PFK is a key enzyme of glycolysis, the anaerobic energy pathway that converts glucose to pyruvate and ATP. If you ask a biochemist to name an enzyme that's stereotypically metabolic, chances are pretty good she'll name PFK. It's the poster-child of metabolic enzymes.
If you go to http://www.uniprot.org/uniprot/E4WM35 and click the Blast tab, then click the BLAST button, you'll run a search against millions of protein sequences at UniProt.org (using the O. tauri virus PFK protein sequence as a query). What you'll get back is something like this:
Top Hits against O. tauri virus 6-phosphofructokinase
All of these hits except the last 3 are viral PFK proteins. The last 3 organisms in the table (representing the best non-viral hits) are bacteria. Notice that the %ID (percentage of identical amino acids in the protein sequence) quickly drops off as you go from Micromonas pusilla virus to bacteria. Also notice, the viral host organisms are nowhere in sight. The viral PFK does not match the host PFK (meaning, perhaps, that one does not derive from the other, or that they do derive from each other but have diverged so far apart, over the millennia, that they're no longer similar).
There are no other glycolysis enzymes (as far as I know) in the viral genomes. So what on earth is PFK doing there?
Interesting you should ask.
First, it's been known for some time that fructose-1,6-biphosphate (the end product of the reaction catalyzed by PFK) has the effect of delaying cell death in animal tissues. In the cell nucleus, fructose-1,6-biphosphate isn't just a metabolic intermediate, but an important signalling molecule.
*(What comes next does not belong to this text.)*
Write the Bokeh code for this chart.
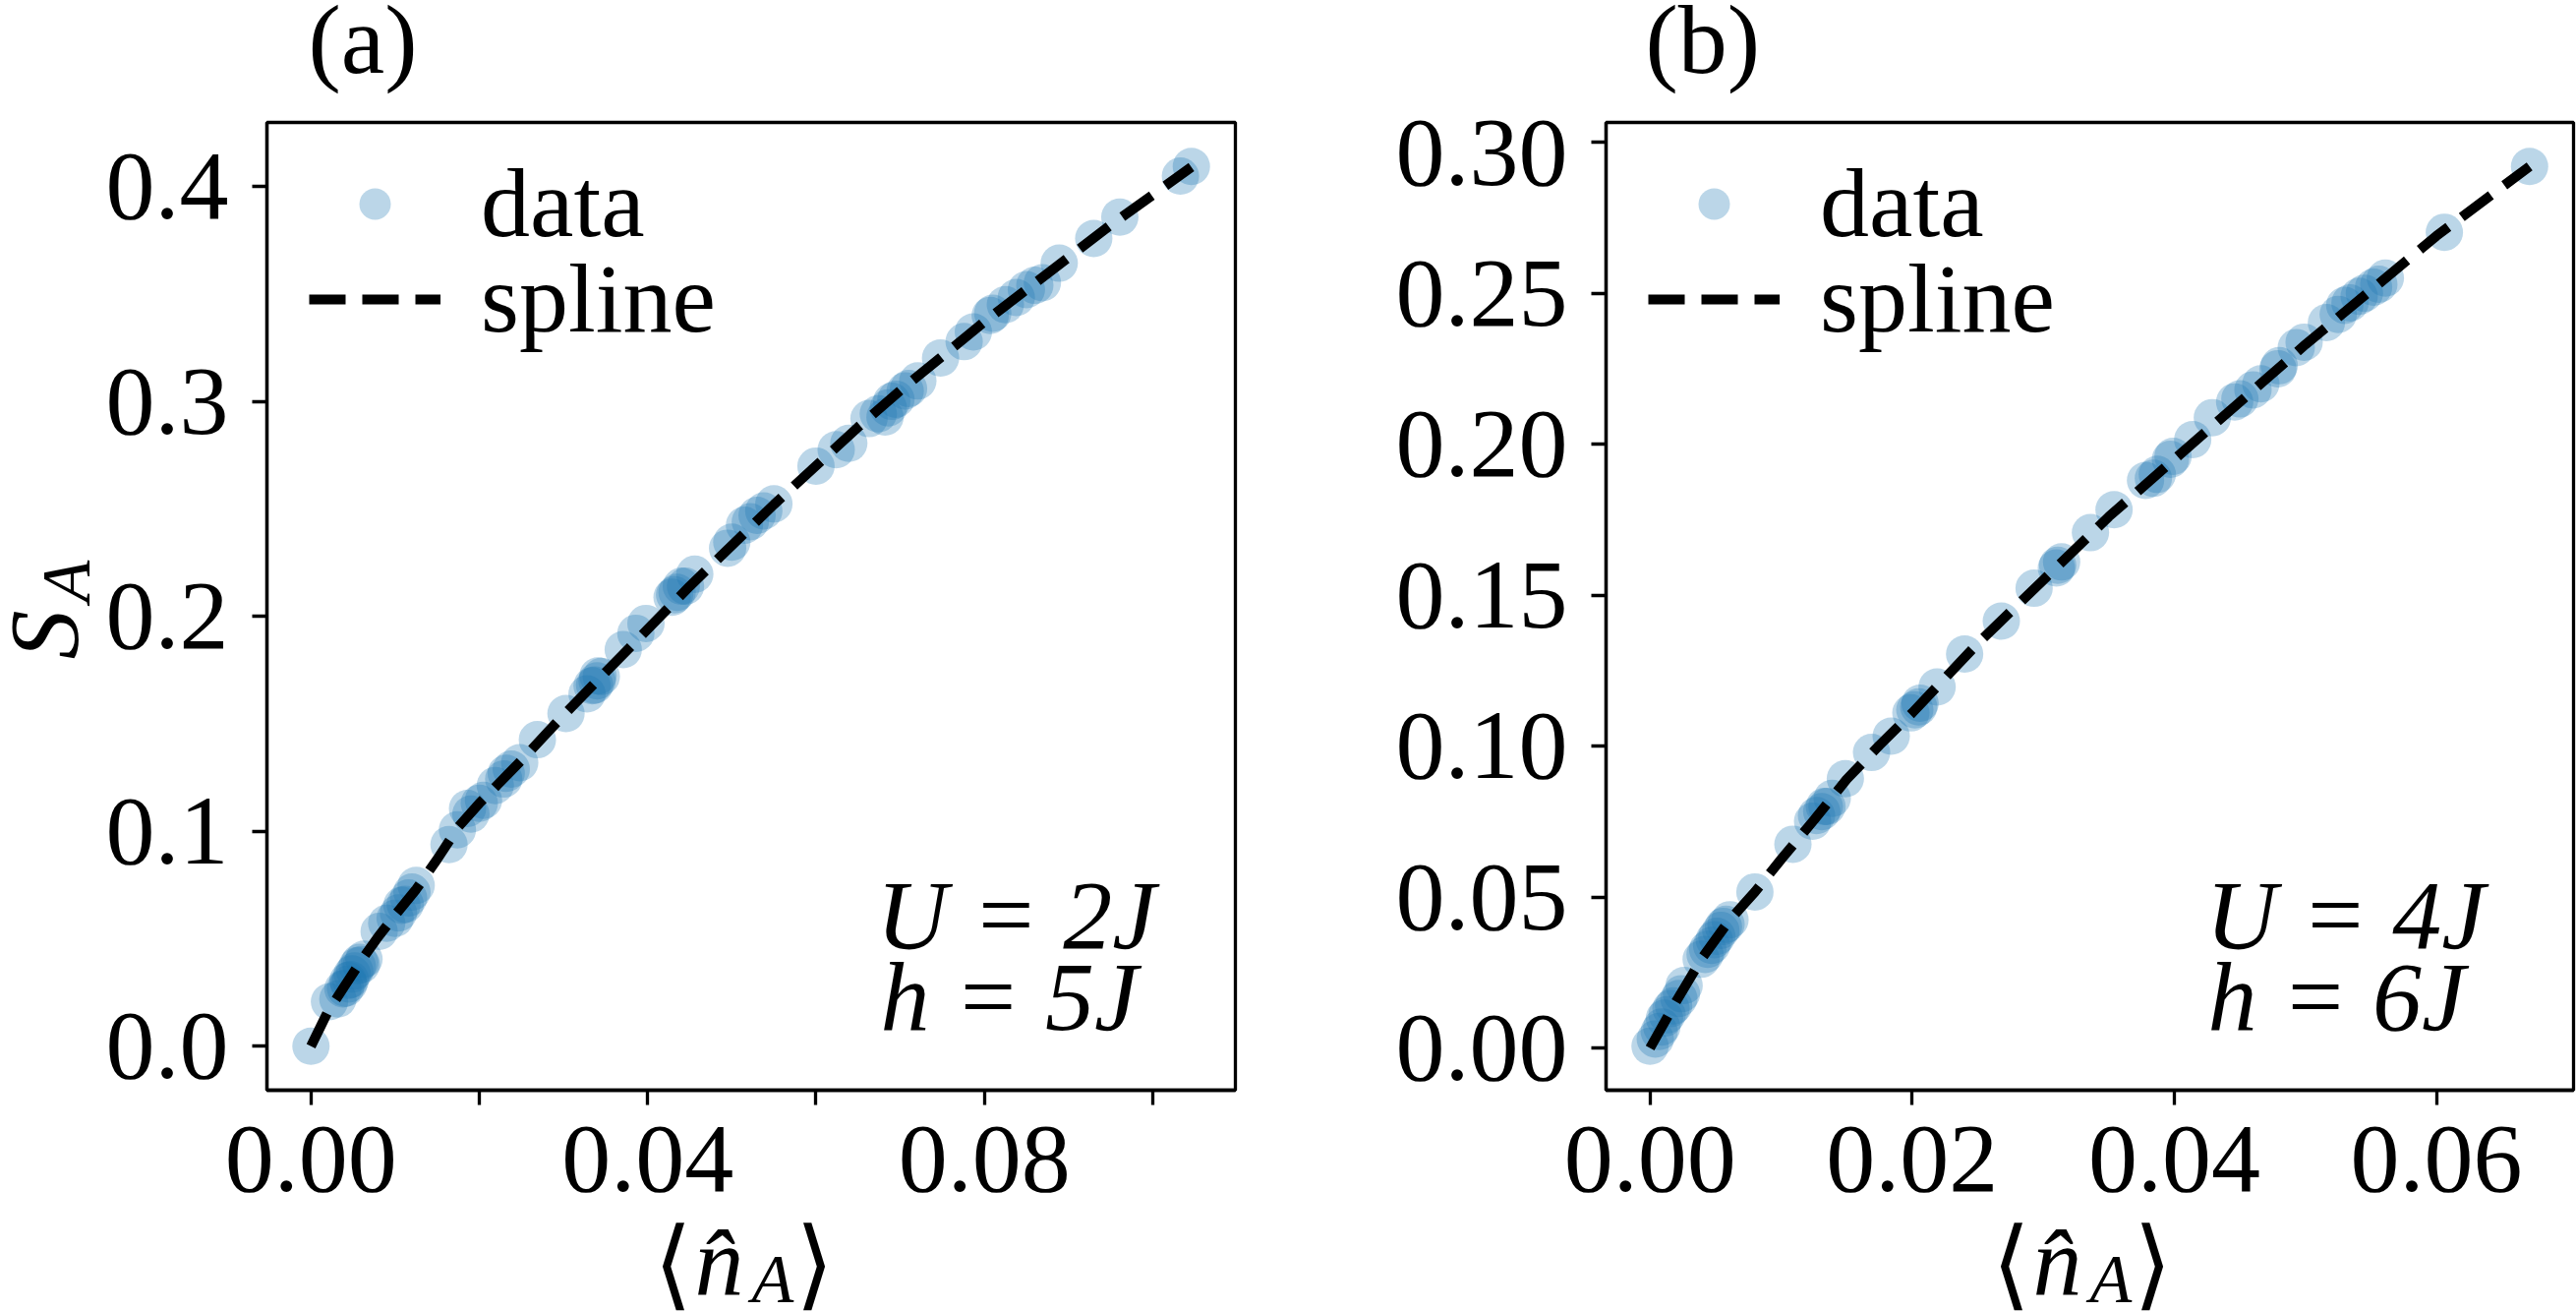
import math
from bokeh.plotting import figure
from bokeh.models import (Range1d, FixedTicker, Label, Legend, LegendItem,
                          ColumnDataSource, PrintfTickFormatter)
from bokeh.layouts import row, column
from bokeh.embed import file_html
from bokeh.resources import INLINE

# ---------------- data ----------------
# panel (a): U = 2J, h = 5J
a_n = [0.0000, 0.0022, 0.0032, 0.0038, 0.0041, 0.0044, 0.0045, 0.0047, 0.0049,
       0.0052, 0.0055, 0.0058, 0.0060, 0.0063, 0.0081, 0.0090, 0.0100, 0.0104,
       0.0108, 0.0112, 0.0116, 0.0120, 0.0125, 0.0164, 0.0174, 0.0186, 0.0190,
       0.0200, 0.0205, 0.0219, 0.0229, 0.0232, 0.0238, 0.0248, 0.0269, 0.0303,
       0.0328, 0.0334, 0.0337, 0.0340, 0.0341, 0.0345, 0.0371, 0.0386, 0.0398,
       0.0429, 0.0432, 0.0435, 0.0440, 0.0445, 0.0456, 0.0495, 0.0500, 0.0515,
       0.0522, 0.0530, 0.0538, 0.0550, 0.0600, 0.0624, 0.0639, 0.0663, 0.0674,
       0.0682, 0.0686, 0.0690, 0.0695, 0.0706, 0.0710, 0.0721, 0.0748, 0.0776,
       0.0787, 0.0807, 0.0810, 0.0825, 0.0838, 0.0850, 0.0860, 0.0869, 0.0889,
       0.0930, 0.0961, 0.1033, 0.1046]
a_S = [0.0000, 0.0207, 0.0220, 0.0267, 0.0270, 0.0306, 0.0290, 0.0310, 0.0336,
       0.0350, 0.0374, 0.0390, 0.0380, 0.0405, 0.0534, 0.0572, 0.0595, 0.0620,
       0.0656, 0.0660, 0.0690, 0.0717, 0.0748, 0.0938, 0.1007, 0.1106, 0.1080,
       0.1130, 0.1144, 0.1213, 0.1243, 0.1270, 0.1289, 0.1319, 0.1426, 0.1548,
       0.1639, 0.1677, 0.1680, 0.1700, 0.1723, 0.1720, 0.1845, 0.1921, 0.1967,
       0.2089, 0.2100, 0.2112, 0.2140, 0.2140, 0.2196, 0.2317, 0.2345, 0.2424,
       0.2440, 0.2470, 0.2490, 0.2523, 0.2699, 0.2775, 0.2805, 0.2920, 0.2942,
       0.2927, 0.2970, 0.3000, 0.3010, 0.3049, 0.3060, 0.3095, 0.3202, 0.3278,
       0.3323, 0.3400, 0.3410, 0.3450, 0.3483, 0.3520, 0.3540, 0.3552, 0.3643,
       0.3758, 0.3857, 0.4048, 0.4093]
a_spline_n = [0.0, 0.002, 0.004, 0.006, 0.008, 0.010, 0.0125, 0.015, 0.0175,
              0.020, 0.025, 0.030, 0.035, 0.040, 0.045, 0.050, 0.055, 0.060,
              0.065, 0.070, 0.075, 0.080, 0.085, 0.090, 0.095, 0.100, 0.1046]
a_spline_S = [0.0, 0.016, 0.028, 0.040, 0.051, 0.061, 0.073, 0.087, 0.102,
              0.113, 0.133, 0.154, 0.174, 0.194, 0.214, 0.233, 0.252, 0.270,
              0.288, 0.305, 0.321, 0.337, 0.352, 0.367, 0.382, 0.396, 0.409]
a_xticks = [0.00, 0.02, 0.04, 0.06, 0.08, 0.10]
a_xtick_hidden = [0.02, 0.06, 0.10]
a_yticks = [0.0, 0.1, 0.2, 0.3, 0.4]

# panel (b): U = 4J, h = 6J
b_n = [0.0000, 0.0004, 0.0007, 0.0009, 0.0011, 0.0013, 0.0016, 0.0018, 0.0022,
       0.0024, 0.0026, 0.0039, 0.0042, 0.0044, 0.0047, 0.0049, 0.0051, 0.0054,
       0.0056, 0.0058, 0.0061, 0.0080, 0.0109, 0.0124, 0.0127, 0.0131, 0.0133,
       0.0135, 0.0139, 0.0149, 0.0169, 0.0184, 0.0199, 0.0202, 0.0205, 0.0206,
       0.0219, 0.0240, 0.0268, 0.0293, 0.0310, 0.0311, 0.0314, 0.0336, 0.0354,
       0.0378, 0.0384, 0.0387, 0.0397, 0.0399, 0.0414, 0.0429, 0.0446, 0.0450,
       0.0460, 0.0466, 0.0479, 0.0480, 0.0493, 0.0499, 0.0516, 0.0525, 0.0530,
       0.0534, 0.0541, 0.0545, 0.0552, 0.0556, 0.0561, 0.0606, 0.0671]
b_S = [0.0006, 0.0030, 0.0055, 0.0070, 0.0099, 0.0110, 0.0131, 0.0140, 0.0164,
       0.0180, 0.0207, 0.0294, 0.0310, 0.0327, 0.0340, 0.0359, 0.0370, 0.0390,
       0.0403, 0.0410, 0.0425, 0.0517, 0.0675, 0.0751, 0.0770, 0.0783, 0.0800,
       0.0800, 0.0827, 0.0892, 0.0979, 0.1033, 0.1110, 0.1120, 0.1130, 0.1142,
       0.1196, 0.1305, 0.1414, 0.1523, 0.1590, 0.1599, 0.1610, 0.1707, 0.1783,
       0.1880, 0.1887, 0.1900, 0.1950, 0.1960, 0.2015, 0.2088, 0.2140, 0.2150,
       0.2180, 0.2200, 0.2250, 0.2260, 0.2320, 0.2338, 0.2403, 0.2430, 0.2460,
       0.2468, 0.2490, 0.2500, 0.2520, 0.2530, 0.2550, 0.2702, 0.2920]
b_spline_n = [0.0, 0.002, 0.004, 0.006, 0.008, 0.010, 0.0125, 0.015, 0.0175,
              0.020, 0.025, 0.030, 0.035, 0.040, 0.045, 0.050, 0.055, 0.060,
              0.0671]
b_spline_S = [0.0, 0.0155, 0.0300, 0.0420, 0.0517, 0.0625, 0.0755, 0.0890,
              0.1003, 0.1110, 0.1340, 0.1550, 0.1760, 0.1950, 0.2140, 0.2330,
              0.2510, 0.2690, 0.2920]
b_xticks = [0.00, 0.02, 0.04, 0.06]
b_xtick_hidden = []
b_yticks = [0.00, 0.05, 0.10, 0.15, 0.20, 0.25, 0.30]

legend_labels = ["data", "spline"]
panel_titles = ["(a)", "(b)"]
param_lines = [["U = 2J", "h = 5J"], ["U = 4J", "h = 6J"]]
y_label = ("S", "A")
x_label = ("\u27e8", "n\u0302", "A", "\u27e9")

# ---------------- styling / layout ----------------
FONT = "Liberation Serif"
BRACKET_FONT = "Noto Sans CJK JP"
BLUE = "#1f77b4"
FS = "100px"
PAGE_H = 1334
TOP_H = 122          # title strip height
MAIN_H = 1117        # main figure height (frame 124..1108 on the page)
XL_H = PAGE_H - TOP_H - MAIN_H   # x-label strip height
BT, BB = 2, 131
FRAME_BOTTOM = TOP_H + MAIN_H - BB   # 1108


def mpl_range(vals):
    lo, hi = min(vals), max(vals)
    pad = 0.05 * (hi - lo)
    return Range1d(lo - pad, hi + pad)


def strip(width, height):
    """blank figure used only to carry text outside the plot frame"""
    s = figure(width=width, height=height, output_backend="svg",
               toolbar_location=None, x_axis_type=None, y_axis_type=None,
               x_range=Range1d(0, 1), y_range=Range1d(0, 1),
               min_border=0, min_border_left=0, min_border_right=0,
               min_border_top=0, min_border_bottom=0)
    s.outline_line_color = None
    s.background_fill_color = "white"
    s.border_fill_color = "white"
    return s


def lab(p, x, y, text, size=100, style="normal", angle=0.0, font=FONT):
    # text_baseline "middle": the glyph baseline lies ~0.36*size below y
    p.add_layout(Label(x=x, y=y, x_units="screen", y_units="screen",
                       text=text, text_font=font, text_font_size=f"{size}px",
                       text_font_style=style, text_color="black",
                       text_align="left", text_baseline="middle",
                       angle=angle))


def main_panel(n, S, sp_n, sp_S, xticks, hidden, yticks, xfmt, yfmt,
               width, bl, br, lines, tx):
    p = figure(width=width, height=MAIN_H, output_backend="svg",
               toolbar_location=None,
               x_range=mpl_range(n), y_range=mpl_range(S),
               min_border_left=bl, min_border_right=br,
               min_border_top=BT, min_border_bottom=BB)
    p.xgrid.visible = False
    p.ygrid.visible = False
    p.background_fill_color = "white"
    p.border_fill_color = "white"
    p.outline_line_color = "black"
    p.outline_line_width = 3.3
    p.outline_line_alpha = 1.0

    p.xaxis.ticker = FixedTicker(ticks=xticks)
    p.yaxis.ticker = FixedTicker(ticks=yticks)
    p.xaxis.formatter = PrintfTickFormatter(format=xfmt)
    p.yaxis.formatter = PrintfTickFormatter(format=yfmt)
    if hidden:
        p.xaxis.major_label_overrides = {v: "" for v in hidden}
    for ax in (p.xaxis, p.yaxis):
        ax.axis_line_width = 3.3
        ax.axis_line_color = "black"
        ax.major_tick_line_width = 3.3
        ax.major_tick_line_color = "black"
        ax.major_tick_out = 15
        ax.major_tick_in = 0
        ax.minor_tick_line_color = None
        ax.major_label_text_font = FONT
        ax.major_label_text_font_size = FS
        ax.major_label_text_color = "black"
    p.yaxis.major_label_standoff = 24
    p.xaxis.major_label_standoff = 22

    src = ColumnDataSource(dict(n=n, S=S))
    r_pts = p.scatter("n", "S", source=src, size=38, fill_color=BLUE,
                      fill_alpha=0.3, line_color=None)
    sp = ColumnDataSource(dict(n=sp_n, S=sp_S))
    r_ln = p.line("n", "S", source=sp, line_color="black", line_width=10,
                  line_dash="37 17")

    # one legend per entry so that the two rows sit as close as in the reference
    ITEM_H = 114
    common = dict(margin=0, padding=0, spacing=0, glyph_width=134,
                  glyph_height=80, label_standoff=41, label_text_font=FONT,
                  label_text_font_size=FS, label_text_color="black",
                  background_fill_alpha=0, border_line_alpha=0)
    for label, rend, centre in ((legend_labels[0], r_pts, 207),
                                (legend_labels[1], r_ln, 304)):
        top = centre - ITEM_H / 2
        vy = int(round(FRAME_BOTTOM - top - ITEM_H))
        p.add_layout(Legend(items=[LegendItem(label=label, renderers=[rend])],
                            location=(43, vy), **common))

    lab(p, tx[0], FRAME_BOTTOM - 930, lines[0], style="italic")
    lab(p, tx[1], FRAME_BOTTOM - 1013, lines[1], style="italic")
    return p


def title_strip(width, x, text):
    s = strip(width, TOP_H)
    lab(s, x, TOP_H - (76 - 36), text)
    return s


def xlabel_strip(width, xs):
    s = strip(width, XL_H)
    top = TOP_H + MAIN_H

    def y_of(anchor_page_y):
        return XL_H - (anchor_page_y - top)

    lab(s, xs[0], y_of(1275), x_label[0], size=100, font=BRACKET_FONT)
    lab(s, xs[1], y_of(1318 - 36), x_label[1], size=100, style="italic")
    lab(s, xs[2], y_of(1325 - 25), x_label[2], size=70, style="italic")
    lab(s, xs[3], y_of(1275), x_label[3], size=100, font=BRACKET_FONT)
    return s


def ylabel_strip(width):
    s = strip(width, PAGE_H)
    lab(s, 80 - 36, PAGE_H - 670, y_label[0], style="italic", angle=math.pi / 2)
    lab(s, 92 - 25, PAGE_H - 612, y_label[1], size=70, style="italic",
        angle=math.pi / 2)
    return s


YL_W = 100
A_W = 1400 - YL_W
B_W = 1220
A_FL = 271       # page x of frame left, panel (a)
B_FL = 1633      # page x of frame left, panel (b)

pa = main_panel(a_n, a_S, a_spline_n, a_spline_S, a_xticks, a_xtick_hidden,
                a_yticks, "%.2f", "%.1f", A_W, A_FL - YL_W, 144,
                param_lines[0], (620, 624))
pb = main_panel(b_n, b_S, b_spline_n, b_spline_S, b_xticks, b_xtick_hidden,
                b_yticks, "%.2f", "%.2f", B_W, B_FL - 1400, 3,
                param_lines[1], (610, 612))

XL_A = [664, 706, 764, 808]            # page x of the x-label pieces, panel (a)
XL_B = [x + 1361 for x in XL_A]        # same offset from the frame centre in (b)

# the strips in a column share the frame alignment of the main figure,
# so their texts are positioned relative to the frame's left edge
col_a = column(title_strip(A_W, 313 - A_FL, panel_titles[0]), pa,
               xlabel_strip(A_W, [x - A_FL for x in XL_A]), spacing=0)
col_b = column(title_strip(B_W, 1673 - B_FL, panel_titles[1]), pb,
               xlabel_strip(B_W, [x - B_FL for x in XL_B]), spacing=0)
layout = row(ylabel_strip(YL_W), col_a, col_b, spacing=0)
open("out.html", "w").write(file_html(layout, INLINE))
When University of Louisville scientists overexpressed PFK in HeLa cells, they observed increased cell proliferation. HeLa cells, like most eukaryotic cells, have several forms of the PFK enzyme, and one is localized to the nucleus. When the nuclear enzyme is overexpressed, it leads to increased expression of several key cell cycle proteins, including cyclin-dependent kinases (proteins that control the mitosis cycle).
When I read about the University of Louisville work, I decided to run a BLAST search against viral genomes using the CDKA1 (cyclin-dependent kinase) gene of Arabidopsis thaliana (a commonly studied plant) as a query, to see if any viruses come with their own CDK enzymes. I got 465 hits (all viral), albeit mostly of low quality (33% identities, best E-value 10-31), for proteins variously identified as "uncharacterized protein," "putative serine/threonine protein kinase," "cyclin-domain fused to serine-threonine kinase," and so on.
Ordinarily I'd dismiss hits of this low quality level as being spurious. But experience has shown that viral enzymes are pretty much always "weak-signal" hits when probed with a non-viral query. In plain English: Viral proteins rarely show much homology with their supposed host orthologs. In this case, I'm willing to believe that a good many of the Arabidopsis CDKA1 hits do, in fact, represent cyclin-dependent kinases encoded by viruses. It's the kind of dastardly thing large DNA viruses are capable of.
Let's put it this way: If no large DNA virus encodes a cyclin-dependent kinase, I'd be very surprised. Viruses are good at figuring out how to prolong the life of a cell that doesn't even know it's dead yet.
Phosphofructokinase proves it.